Democratic boosters of the effort to attach a unique credit card code to gun stores are seeking new help from the federal government.
On Wednesday, a coalition of fourteen U.S. Senators sent a letter to federal regulators urging them to issue guidance for credit card companies to implement a new merchant category code (MCC) for gun stores. The letter, spearheaded by Senators Bob Menendez (D-N.J.) and Elizabeth Warren (D-Mass.), specifically asked the Department of the Treasury and the Department of Justice (DOJ) to establish procedures for using the MCC to “identify and report potentially illegal gun sales to law enforcement.”
“Financial firms are already obligated to report suspicious transactions connected with a range of illegal activities,” the letter reads. “Implementation of the new MCC code could provide banks with key insight to identify suspicious patterns of firearm and ammunition purchases, which could potentially help law enforcement preempt mass shootings.”
The letter signals that the political fight over gun store MCC codes is far from over. It arrives on the heels of the decision last week by several of the country’s largest credit card processors to “pause” plans to implement a new MCC for gun and ammunition stores. The companies said they were concerned over backlash to the plan, including pending legislation in various states that would discourage or outright ban the use of MCC codes for gun stores.
In a press release unveiling the letter, the senators acknowledged the course reversal of the major credit card companies. They blamed “Republican-led states” for the shift. They said, “credit card companies have a responsibility to push forward, and Treasury and DOJ should provide them, and other financial institutions, with the proper tools for implementation in a timely manner.”

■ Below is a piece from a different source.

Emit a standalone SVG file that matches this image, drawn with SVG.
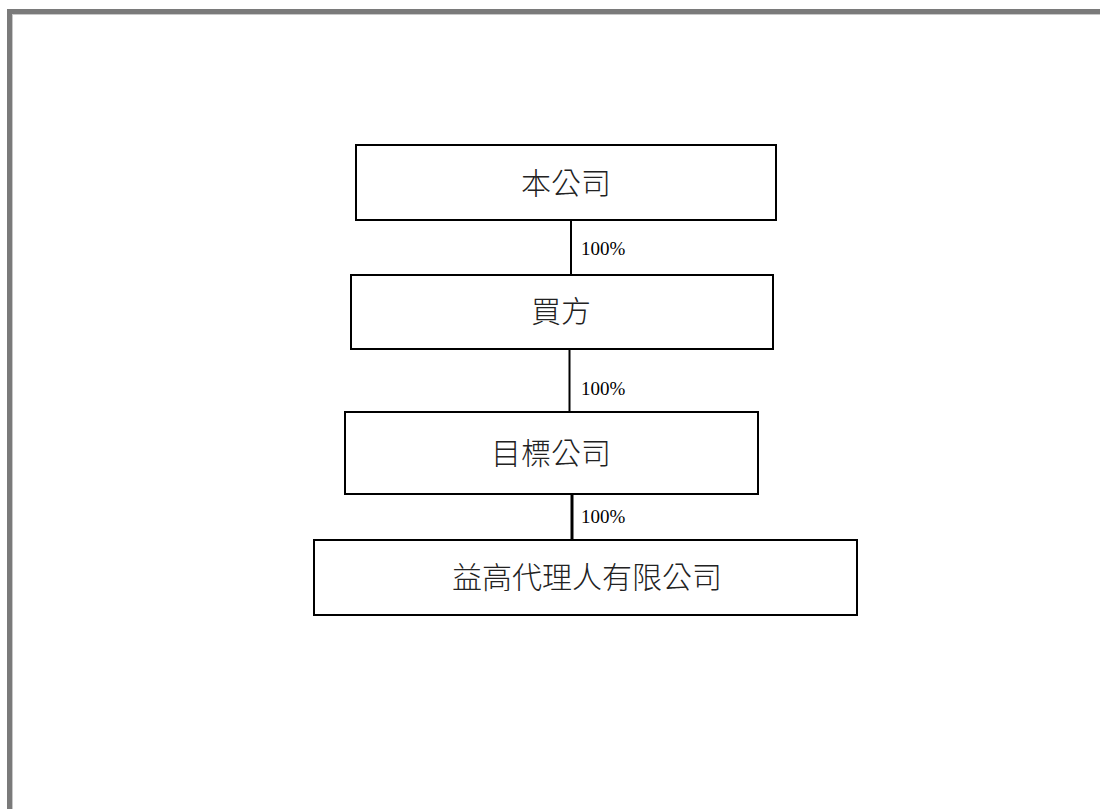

In support of their ongoing efforts, the Senators cited a 2018 New York Times article that found the majority of mass shooters between 2007 and 2018 used credit or debit cards to purchase the guns and ammunition used in their attacks. That article is widely credited with popularizing the theory behind using MCC codes to flag “suspicious” gun purchases for law enforcement.
Critics of the code, including gun-rights advocates and many top Republican lawmakers, have charged that a special gun store MCC would unfairly target gun owners and could raise consumer privacy risks.
Meanwhile, the major credit card companies have poured cold water on the idea of gleaning data from MCC codes that could be used to flag “suspicious” gun purchases. Despite initially agreeing to implement the gun store MCC code, Visa noted that it could not be used to identify the types of products actually purchased in a particular store.
“MCCs do not give Visa or any other payment network visibility into product-level data, also known as ‘SKU-level’ data,” the company said. “When we process a transaction, we have no visibility into what items a consumer is purchasing — this is true irrespective of which MCC applies to a merchant.”
Visa also attempted to distance itself from the idea of keeping tabs on its customers’ shopping habits.
“We do not believe private companies should serve as moral arbiters,” the company added. “Asking private companies to decide what legal products or services can or cannot be bought and from what store sets a dangerous precedent. Further, it would be an invasion of consumers’ privacy for banks and payment networks to know each of our most personal purchasing habits.”
Other senators who signed the letter include Kirsten Gillibrand (D-N.Y.), Ed Markey (D-Mass.), Dianne Feinstein (D-Calif.), Chris Murphy (D-Conn.), Mazie Hirono (D-Hawaii), Cory Booker (D-N.J.), Bob Casey (D-Pa.), Brian Schatz (D-Hawaii), Richard Blumenthal (D-Conn.), Tammy Baldwin (D-Wis.), Chris Van Hollen (D-Md.), and Ben Ray Luján (D-N.M.).